** RECORDED DATA **
START
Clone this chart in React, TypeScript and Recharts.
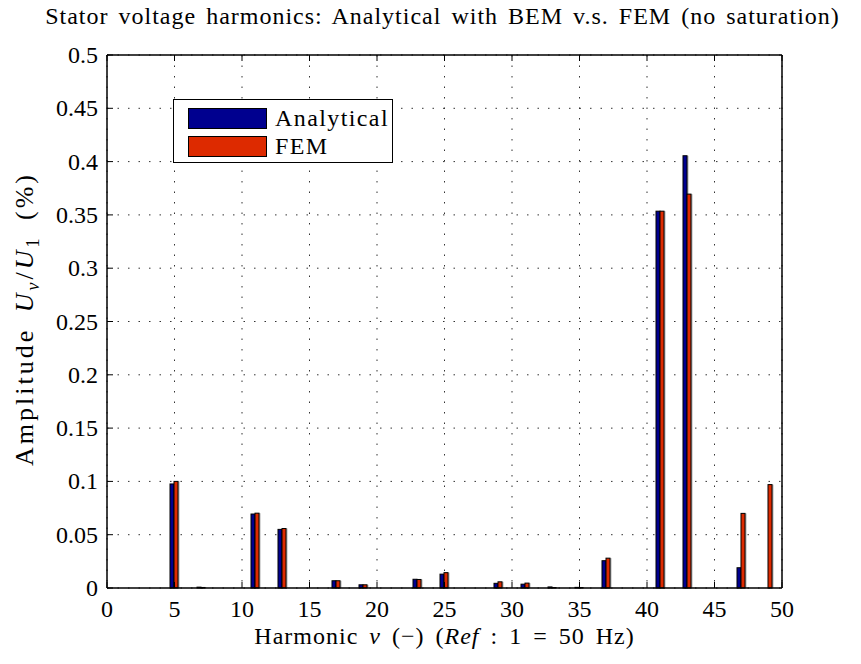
import { Bar, BarChart, CartesianGrid, XAxis, YAxis } from 'recharts';

const harmonics = [1, 3, 5, 7, 9, 11, 13, 15, 17, 19, 21, 23, 25, 27, 29, 31, 33, 35, 37, 39, 41, 43, 45, 47, 49];
const analytical = [0, 0, 0.0976, 0.0008, 0, 0.0694, 0.055, 0, 0.0068, 0.003, 0, 0.0082, 0.013, 0, 0.0044, 0.0036, 0.001, 0.0006, 0.0256, 0, 0.3535, 0.4055, 0, 0.019, 0];
const fem = [0, 0, 0.1, 0.0005, 0, 0.0702, 0.0558, 0, 0.0068, 0.003, 0, 0.008, 0.0144, 0, 0.0058, 0.0046, 0.0004, 0.0004, 0.028, 0, 0.3535, 0.3695, 0, 0.07, 0.097];
const xTicks = [0, 5, 10, 15, 20, 25, 30, 35, 40, 45, 50];
const yTicks = [0, 0.05, 0.1, 0.15, 0.2, 0.25, 0.3, 0.35, 0.4, 0.45, 0.5];

const data = harmonics.map((h, i) => ({ h, analytical: analytical[i], fem: fem[i] }));

const FONT = '"Liberation Serif", "Times New Roman", Times, serif';
const TICK = 6;

const BottomTick = ({ x, y, payload }: any) => (
  <g>
    <line x1={x} x2={x} y1={y} y2={y - TICK} stroke="#000" />
    <text x={x} y={y + 29} textAnchor="middle" fontSize={24} fontFamily={FONT} fill="#000">
      {payload.value}
    </text>
  </g>
);
const TopTick = ({ x, y }: any) => <line x1={x} x2={x} y1={y} y2={y + TICK} stroke="#000" />;
const LeftTick = ({ x, y, payload }: any) => (
  <g>
    <line x1={x} x2={x + TICK} y1={y} y2={y} stroke="#000" />
    <text x={x - 9} y={y + 8} textAnchor="end" fontSize={24} fontFamily={FONT} fill="#000">
      {String(payload.value)}
    </text>
  </g>
);
const RightTick = ({ x, y }: any) => <line x1={x} x2={x - TICK} y1={y} y2={y} stroke="#000" />;

const shadedBar = (fill: string) => (p: any) => {
  if (!p.height || p.height <= 0) return <g />;
  return (
    <g>
      <rect x={p.x + 1.5} y={p.y} width={p.width} height={p.height} fill="#b0b0b0" />
      <rect x={p.x} y={p.y} width={p.width} height={p.height} fill={fill} stroke="#000" strokeWidth={1} />
    </g>
  );
};

const axisLine = { stroke: '#000', strokeWidth: 1.5 };

export default function App() {
  return (
    <div style={{ position: 'absolute', left: 0, top: 0, width: 861, height: 664, background: '#fff', fontFamily: FONT }}>
      <BarChart
        width={861}
        height={664}
        data={data}
        margin={{ top: 54, right: 78, left: 106, bottom: 75 }}
        barSize={4}
        barGap={0}
      >
        <CartesianGrid stroke="#333" strokeDasharray="1.5 9" />
        <XAxis
          dataKey="h"
          type="number"
          domain={[0, 50]}
          ticks={xTicks}
          height={1}
          tickSize={0}
          tickMargin={0}
          tickLine={false}
          axisLine={axisLine}
          tick={<BottomTick />}
          interval={0}
        />
        <XAxis
          xAxisId="top"
          dataKey="h"
          type="number"
          orientation="top"
          domain={[0, 50]}
          ticks={xTicks}
          height={1}
          tickSize={0}
          tickMargin={0}
          tickLine={false}
          axisLine={axisLine}
          tick={<TopTick />}
          interval={0}
        />
        <YAxis
          domain={[0, 0.5]}
          ticks={yTicks}
          width={1}
          tickSize={0}
          tickMargin={0}
          tickLine={false}
          axisLine={axisLine}
          tick={<LeftTick />}
          interval={0}
        />
        <YAxis
          yAxisId="right"
          orientation="right"
          domain={[0, 0.5]}
          ticks={yTicks}
          width={1}
          tickSize={0}
          tickMargin={0}
          tickLine={false}
          axisLine={axisLine}
          tick={<RightTick />}
          interval={0}
        />
        <Bar dataKey="analytical" name="Analytical" fill="#00008f" shape={shadedBar('#00008f')} isAnimationActive={false} />
        <Bar dataKey="fem" name="FEM" fill="#dd2a00" shape={shadedBar('#dd2a00')} isAnimationActive={false} />
      </BarChart>

      <div
        style={{
          position: 'absolute',
          left: 27,
          top: 3,
          width: 831,
          textAlign: 'center',
          fontSize: 24,
          letterSpacing: 1,
          wordSpacing: 3,
          whiteSpace: 'nowrap',
        }}
      >
        Stator voltage harmonics: Analytical with BEM v.s. FEM (no saturation)
      </div>

      <div
        style={{
          position: 'absolute',
          left: 107,
          top: 623,
          width: 675,
          textAlign: 'center',
          fontSize: 24,
          letterSpacing: 1,
          wordSpacing: 4,
          whiteSpace: 'nowrap',
        }}
      >
        Harmonic <i>ν</i> (−) (<i>Ref</i> : 1 = 50 Hz)
      </div>

      <div
        style={{
          position: 'absolute',
          left: 27,
          top: 319,
          transform: 'translate(-50%, -50%) rotate(-90deg)',
          fontSize: 26,
          letterSpacing: 3,
          wordSpacing: 6,
          whiteSpace: 'nowrap',
        }}
      >
        Amplitude <i>U</i>
        <sub style={{ fontSize: 18 }}>
          <i>ν</i>
        </sub>
        /<i>U</i>
        <sub style={{ fontSize: 18 }}>1</sub> (%)
      </div>

      <div
        style={{
          position: 'absolute',
          left: 173,
          top: 99,
          width: 218,
          height: 62,
          border: '1.5px solid #000',
          background: '#fff',
          fontSize: 24,
          letterSpacing: 1.4,
        }}
      >
        {[
          { name: 'Analytical', color: '#00008f' },
          { name: 'FEM', color: '#dd2a00' },
        ].map((it, i) => (
          <div key={it.name} style={{ position: 'absolute', left: 14, top: 7 + i * 28, display: 'flex', alignItems: 'center' }}>
            <span style={{ display: 'inline-block', width: 77, height: 19, background: it.color, border: '1px solid #000' }} />
            <span style={{ marginLeft: 8, lineHeight: '22px' }}>{it.name}</span>
          </div>
        ))}
      </div>
    </div>
  );
}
END
** WHAT YOU WILL DO **
Leave out the pictures, then repeat the listing above exactly from its first line to the line with "const TICK = 6;", inclusive.

** OUTPUT FOR THIS TASK **
Clone this chart in React, TypeScript and Recharts.
import { Bar, BarChart, CartesianGrid, XAxis, YAxis } from 'recharts';

const harmonics = [1, 3, 5, 7, 9, 11, 13, 15, 17, 19, 21, 23, 25, 27, 29, 31, 33, 35, 37, 39, 41, 43, 45, 47, 49];
const analytical = [0, 0, 0.0976, 0.0008, 0, 0.0694, 0.055, 0, 0.0068, 0.003, 0, 0.0082, 0.013, 0, 0.0044, 0.0036, 0.001, 0.0006, 0.0256, 0, 0.3535, 0.4055, 0, 0.019, 0];
const fem = [0, 0, 0.1, 0.0005, 0, 0.0702, 0.0558, 0, 0.0068, 0.003, 0, 0.008, 0.0144, 0, 0.0058, 0.0046, 0.0004, 0.0004, 0.028, 0, 0.3535, 0.3695, 0, 0.07, 0.097];
const xTicks = [0, 5, 10, 15, 20, 25, 30, 35, 40, 45, 50];
const yTicks = [0, 0.05, 0.1, 0.15, 0.2, 0.25, 0.3, 0.35, 0.4, 0.45, 0.5];

const data = harmonics.map((h, i) => ({ h, analytical: analytical[i], fem: fem[i] }));

const FONT = '"Liberation Serif", "Times New Roman", Times, serif';
const TICK = 6;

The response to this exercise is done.